- TASK REQUIREMENTS:
Copy exactly the lines from the beginning of the data down to and including the line holding "W, H = 616, 1405", without any pictures.

- DATASET EXCERPT:
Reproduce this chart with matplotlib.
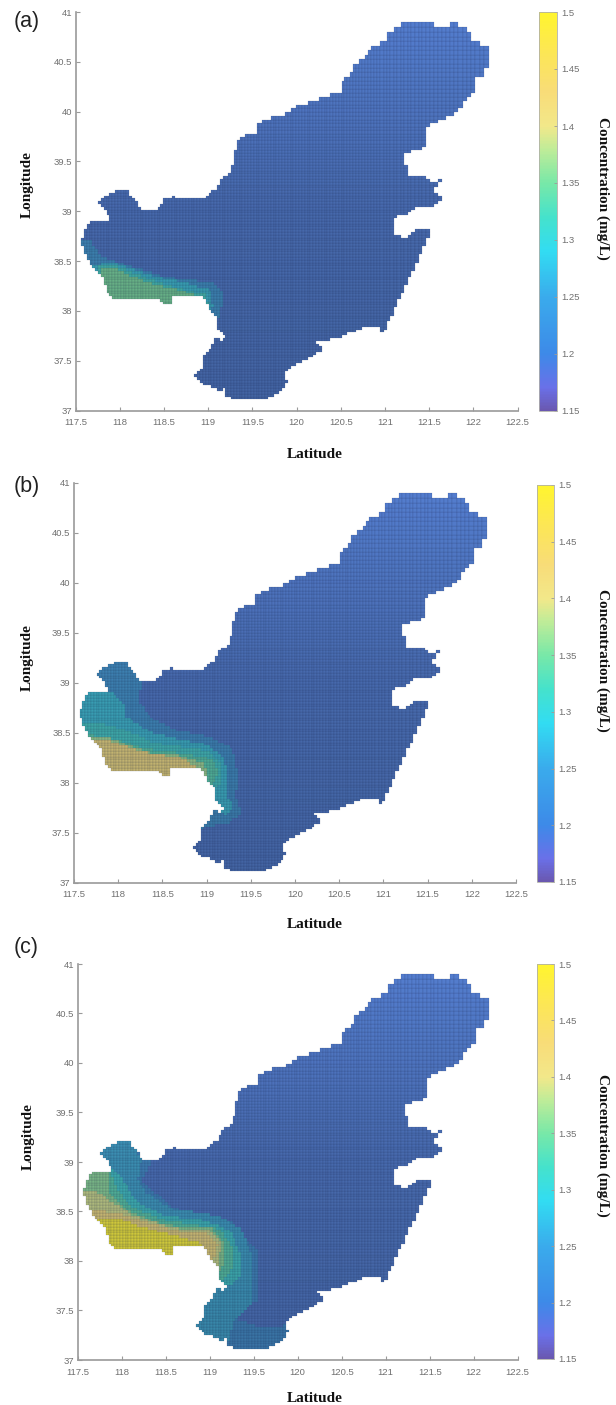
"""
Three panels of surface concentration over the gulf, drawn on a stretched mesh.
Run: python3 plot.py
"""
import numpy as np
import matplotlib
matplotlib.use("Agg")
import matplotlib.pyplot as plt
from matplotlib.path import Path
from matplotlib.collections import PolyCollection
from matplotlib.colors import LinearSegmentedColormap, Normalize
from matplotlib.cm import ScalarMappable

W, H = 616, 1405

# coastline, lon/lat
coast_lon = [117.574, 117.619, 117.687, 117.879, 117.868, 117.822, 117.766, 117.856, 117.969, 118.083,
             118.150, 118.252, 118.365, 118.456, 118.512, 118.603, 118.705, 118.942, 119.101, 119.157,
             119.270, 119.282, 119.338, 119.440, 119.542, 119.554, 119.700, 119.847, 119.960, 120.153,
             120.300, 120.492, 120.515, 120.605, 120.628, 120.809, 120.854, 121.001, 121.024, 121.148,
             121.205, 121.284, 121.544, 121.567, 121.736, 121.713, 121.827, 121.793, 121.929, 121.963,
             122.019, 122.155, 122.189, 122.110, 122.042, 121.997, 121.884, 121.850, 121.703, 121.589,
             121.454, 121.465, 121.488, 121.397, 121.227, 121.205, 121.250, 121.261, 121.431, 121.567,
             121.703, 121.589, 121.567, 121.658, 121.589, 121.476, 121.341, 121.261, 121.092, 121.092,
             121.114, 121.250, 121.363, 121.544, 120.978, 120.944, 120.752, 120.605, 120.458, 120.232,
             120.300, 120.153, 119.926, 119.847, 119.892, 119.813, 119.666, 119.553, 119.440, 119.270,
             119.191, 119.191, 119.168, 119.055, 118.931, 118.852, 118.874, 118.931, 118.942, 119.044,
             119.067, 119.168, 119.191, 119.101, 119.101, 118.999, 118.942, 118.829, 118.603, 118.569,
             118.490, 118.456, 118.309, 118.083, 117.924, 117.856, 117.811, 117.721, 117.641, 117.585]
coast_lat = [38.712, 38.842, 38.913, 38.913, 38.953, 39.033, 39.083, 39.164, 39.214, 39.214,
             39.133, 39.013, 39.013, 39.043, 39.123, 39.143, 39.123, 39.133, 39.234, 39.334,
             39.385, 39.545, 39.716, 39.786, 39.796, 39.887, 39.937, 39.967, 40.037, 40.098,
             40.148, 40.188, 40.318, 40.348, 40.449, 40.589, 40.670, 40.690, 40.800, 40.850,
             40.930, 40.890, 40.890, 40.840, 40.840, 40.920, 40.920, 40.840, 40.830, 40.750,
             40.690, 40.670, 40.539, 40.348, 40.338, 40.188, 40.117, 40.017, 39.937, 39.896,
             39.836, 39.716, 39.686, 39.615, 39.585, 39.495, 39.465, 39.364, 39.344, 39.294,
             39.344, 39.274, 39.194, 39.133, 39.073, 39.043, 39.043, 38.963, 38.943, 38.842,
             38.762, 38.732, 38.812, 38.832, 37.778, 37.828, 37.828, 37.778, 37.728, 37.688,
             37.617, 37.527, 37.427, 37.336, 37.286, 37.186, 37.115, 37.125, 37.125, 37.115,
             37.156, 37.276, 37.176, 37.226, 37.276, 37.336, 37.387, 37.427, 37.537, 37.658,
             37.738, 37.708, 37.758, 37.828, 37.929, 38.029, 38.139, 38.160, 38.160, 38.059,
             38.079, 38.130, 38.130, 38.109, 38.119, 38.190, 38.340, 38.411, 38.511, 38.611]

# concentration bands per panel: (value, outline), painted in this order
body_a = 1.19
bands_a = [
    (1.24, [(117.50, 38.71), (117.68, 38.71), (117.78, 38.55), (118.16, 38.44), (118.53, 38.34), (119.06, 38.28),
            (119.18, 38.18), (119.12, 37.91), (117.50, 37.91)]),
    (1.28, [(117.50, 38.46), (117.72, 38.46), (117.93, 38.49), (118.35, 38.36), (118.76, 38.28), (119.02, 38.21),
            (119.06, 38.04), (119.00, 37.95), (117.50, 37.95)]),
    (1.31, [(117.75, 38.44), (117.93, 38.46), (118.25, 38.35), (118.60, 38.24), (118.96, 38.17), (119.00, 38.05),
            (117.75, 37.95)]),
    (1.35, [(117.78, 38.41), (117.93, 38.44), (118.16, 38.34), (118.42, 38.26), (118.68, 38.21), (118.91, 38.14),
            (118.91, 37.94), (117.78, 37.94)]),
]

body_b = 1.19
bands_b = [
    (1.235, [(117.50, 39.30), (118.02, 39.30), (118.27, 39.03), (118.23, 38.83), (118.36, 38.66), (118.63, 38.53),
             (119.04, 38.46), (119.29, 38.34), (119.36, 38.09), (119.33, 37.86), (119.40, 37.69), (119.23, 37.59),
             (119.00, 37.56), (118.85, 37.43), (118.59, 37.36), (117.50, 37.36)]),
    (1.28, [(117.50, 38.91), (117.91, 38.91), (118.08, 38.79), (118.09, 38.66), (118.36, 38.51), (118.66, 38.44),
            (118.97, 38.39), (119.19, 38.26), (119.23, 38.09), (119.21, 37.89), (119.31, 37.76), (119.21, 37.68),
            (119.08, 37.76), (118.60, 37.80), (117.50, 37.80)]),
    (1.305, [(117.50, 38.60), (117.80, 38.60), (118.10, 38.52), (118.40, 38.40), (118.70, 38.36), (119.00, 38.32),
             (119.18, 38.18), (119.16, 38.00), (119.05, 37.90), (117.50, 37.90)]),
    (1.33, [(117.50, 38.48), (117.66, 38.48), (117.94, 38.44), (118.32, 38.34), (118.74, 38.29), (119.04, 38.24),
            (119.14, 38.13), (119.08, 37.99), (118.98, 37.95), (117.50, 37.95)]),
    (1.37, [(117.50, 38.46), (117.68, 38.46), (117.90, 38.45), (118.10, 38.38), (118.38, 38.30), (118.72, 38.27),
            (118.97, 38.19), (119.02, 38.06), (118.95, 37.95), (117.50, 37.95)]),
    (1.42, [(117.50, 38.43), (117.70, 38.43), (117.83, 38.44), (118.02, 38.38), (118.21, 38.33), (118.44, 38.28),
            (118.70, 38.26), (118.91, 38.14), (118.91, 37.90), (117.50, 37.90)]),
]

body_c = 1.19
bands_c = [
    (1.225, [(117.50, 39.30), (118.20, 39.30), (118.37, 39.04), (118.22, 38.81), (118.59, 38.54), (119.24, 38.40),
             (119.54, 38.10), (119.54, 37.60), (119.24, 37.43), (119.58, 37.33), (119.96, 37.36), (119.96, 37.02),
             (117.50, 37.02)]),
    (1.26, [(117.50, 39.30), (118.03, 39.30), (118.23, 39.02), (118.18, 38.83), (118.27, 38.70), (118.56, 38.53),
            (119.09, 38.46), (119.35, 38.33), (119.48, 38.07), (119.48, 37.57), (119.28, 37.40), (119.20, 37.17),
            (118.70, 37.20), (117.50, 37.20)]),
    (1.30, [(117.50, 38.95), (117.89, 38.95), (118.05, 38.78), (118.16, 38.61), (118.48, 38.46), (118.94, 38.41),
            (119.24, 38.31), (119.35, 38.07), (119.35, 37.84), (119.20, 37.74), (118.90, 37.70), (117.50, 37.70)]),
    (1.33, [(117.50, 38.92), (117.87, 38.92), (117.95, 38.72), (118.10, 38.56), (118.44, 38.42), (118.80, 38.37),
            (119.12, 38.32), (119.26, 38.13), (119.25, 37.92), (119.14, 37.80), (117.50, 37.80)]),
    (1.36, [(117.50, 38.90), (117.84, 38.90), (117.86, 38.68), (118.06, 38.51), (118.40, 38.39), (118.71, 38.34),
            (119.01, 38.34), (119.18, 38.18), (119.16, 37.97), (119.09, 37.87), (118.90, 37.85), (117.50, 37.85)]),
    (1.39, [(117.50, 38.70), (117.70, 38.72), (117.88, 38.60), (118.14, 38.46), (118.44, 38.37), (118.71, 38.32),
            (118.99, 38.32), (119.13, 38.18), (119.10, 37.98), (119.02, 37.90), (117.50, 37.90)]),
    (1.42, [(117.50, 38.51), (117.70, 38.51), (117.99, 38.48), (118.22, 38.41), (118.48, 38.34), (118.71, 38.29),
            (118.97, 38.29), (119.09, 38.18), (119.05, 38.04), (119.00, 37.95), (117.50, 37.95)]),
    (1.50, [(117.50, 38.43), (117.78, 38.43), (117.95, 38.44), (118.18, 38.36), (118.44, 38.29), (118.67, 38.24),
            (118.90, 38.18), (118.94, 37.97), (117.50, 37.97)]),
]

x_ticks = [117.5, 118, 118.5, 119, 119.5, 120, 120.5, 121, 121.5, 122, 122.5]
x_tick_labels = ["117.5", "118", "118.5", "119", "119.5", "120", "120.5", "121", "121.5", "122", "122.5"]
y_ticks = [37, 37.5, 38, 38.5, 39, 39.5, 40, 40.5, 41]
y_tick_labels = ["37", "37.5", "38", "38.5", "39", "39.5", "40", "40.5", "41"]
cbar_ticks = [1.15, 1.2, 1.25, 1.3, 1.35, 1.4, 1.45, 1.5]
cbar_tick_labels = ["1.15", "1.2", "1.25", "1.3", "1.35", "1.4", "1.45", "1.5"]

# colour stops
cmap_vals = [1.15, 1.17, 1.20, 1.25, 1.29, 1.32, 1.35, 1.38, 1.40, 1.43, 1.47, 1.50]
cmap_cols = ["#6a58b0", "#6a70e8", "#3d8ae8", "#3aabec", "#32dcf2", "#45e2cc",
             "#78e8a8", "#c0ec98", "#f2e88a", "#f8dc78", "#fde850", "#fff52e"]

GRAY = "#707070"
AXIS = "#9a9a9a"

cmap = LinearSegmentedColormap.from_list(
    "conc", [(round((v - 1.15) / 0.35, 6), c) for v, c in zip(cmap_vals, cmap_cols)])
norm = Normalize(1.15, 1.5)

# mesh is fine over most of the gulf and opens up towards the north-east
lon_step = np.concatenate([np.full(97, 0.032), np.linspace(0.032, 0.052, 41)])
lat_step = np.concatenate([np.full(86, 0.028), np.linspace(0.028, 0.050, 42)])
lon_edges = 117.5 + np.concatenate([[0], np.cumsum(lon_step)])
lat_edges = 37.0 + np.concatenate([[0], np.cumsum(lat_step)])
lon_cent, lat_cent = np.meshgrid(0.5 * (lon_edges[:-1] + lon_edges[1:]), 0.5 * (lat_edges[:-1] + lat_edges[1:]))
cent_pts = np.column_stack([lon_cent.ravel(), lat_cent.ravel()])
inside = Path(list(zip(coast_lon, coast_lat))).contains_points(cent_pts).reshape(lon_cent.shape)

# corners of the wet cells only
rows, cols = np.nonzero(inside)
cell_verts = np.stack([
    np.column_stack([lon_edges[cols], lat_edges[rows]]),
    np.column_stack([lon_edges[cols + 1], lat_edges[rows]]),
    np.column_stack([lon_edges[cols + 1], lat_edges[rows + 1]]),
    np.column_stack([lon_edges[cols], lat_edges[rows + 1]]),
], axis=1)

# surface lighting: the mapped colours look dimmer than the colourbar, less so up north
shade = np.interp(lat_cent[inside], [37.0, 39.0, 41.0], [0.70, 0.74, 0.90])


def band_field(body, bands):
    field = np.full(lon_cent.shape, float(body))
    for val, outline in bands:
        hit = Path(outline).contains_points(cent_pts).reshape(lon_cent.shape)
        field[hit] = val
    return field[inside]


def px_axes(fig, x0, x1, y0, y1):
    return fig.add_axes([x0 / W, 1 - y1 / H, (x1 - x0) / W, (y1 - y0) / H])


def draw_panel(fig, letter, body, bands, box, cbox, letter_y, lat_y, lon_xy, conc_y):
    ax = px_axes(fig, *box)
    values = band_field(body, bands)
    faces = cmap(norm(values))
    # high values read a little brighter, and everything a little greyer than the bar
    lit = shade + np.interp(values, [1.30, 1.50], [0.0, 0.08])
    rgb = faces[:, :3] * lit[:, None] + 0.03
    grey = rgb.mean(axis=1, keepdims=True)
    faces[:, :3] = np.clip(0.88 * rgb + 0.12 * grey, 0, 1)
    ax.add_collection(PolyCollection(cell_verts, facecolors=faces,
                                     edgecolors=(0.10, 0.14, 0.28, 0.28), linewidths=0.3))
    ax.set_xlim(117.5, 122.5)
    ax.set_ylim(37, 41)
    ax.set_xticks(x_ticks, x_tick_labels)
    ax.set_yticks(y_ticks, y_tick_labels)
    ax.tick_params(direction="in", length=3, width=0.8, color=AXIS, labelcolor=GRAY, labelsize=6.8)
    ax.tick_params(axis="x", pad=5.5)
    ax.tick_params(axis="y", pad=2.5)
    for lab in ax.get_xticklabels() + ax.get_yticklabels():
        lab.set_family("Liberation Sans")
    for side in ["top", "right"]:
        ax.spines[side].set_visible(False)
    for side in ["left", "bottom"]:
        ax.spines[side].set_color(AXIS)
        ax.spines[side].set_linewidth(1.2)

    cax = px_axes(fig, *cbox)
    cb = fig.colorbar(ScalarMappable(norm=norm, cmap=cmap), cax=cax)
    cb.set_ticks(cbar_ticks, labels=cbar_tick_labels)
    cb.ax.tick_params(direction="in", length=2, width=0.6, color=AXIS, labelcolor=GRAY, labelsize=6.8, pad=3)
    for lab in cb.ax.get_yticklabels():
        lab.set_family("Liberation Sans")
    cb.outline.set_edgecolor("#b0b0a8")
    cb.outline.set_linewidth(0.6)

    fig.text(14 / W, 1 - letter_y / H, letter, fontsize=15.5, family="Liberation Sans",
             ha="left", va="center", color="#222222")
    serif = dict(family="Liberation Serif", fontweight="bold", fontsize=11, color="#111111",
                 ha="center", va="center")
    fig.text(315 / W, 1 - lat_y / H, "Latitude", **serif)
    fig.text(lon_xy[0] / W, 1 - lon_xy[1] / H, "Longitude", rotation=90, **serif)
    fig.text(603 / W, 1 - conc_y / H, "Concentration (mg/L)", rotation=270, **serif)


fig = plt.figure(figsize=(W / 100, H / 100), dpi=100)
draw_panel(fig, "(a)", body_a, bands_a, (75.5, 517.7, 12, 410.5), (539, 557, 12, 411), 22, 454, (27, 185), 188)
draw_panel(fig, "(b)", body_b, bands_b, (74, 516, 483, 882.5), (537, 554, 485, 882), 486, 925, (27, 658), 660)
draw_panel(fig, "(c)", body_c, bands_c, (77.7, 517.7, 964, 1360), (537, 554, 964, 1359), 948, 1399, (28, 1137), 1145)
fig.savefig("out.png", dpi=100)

- TASK RESPONSE:
Reproduce this chart with matplotlib.
"""
Three panels of surface concentration over the gulf, drawn on a stretched mesh.
Run: python3 plot.py
"""
import numpy as np
import matplotlib
matplotlib.use("Agg")
import matplotlib.pyplot as plt
from matplotlib.path import Path
from matplotlib.collections import PolyCollection
from matplotlib.colors import LinearSegmentedColormap, Normalize
from matplotlib.cm import ScalarMappable

W, H = 616, 1405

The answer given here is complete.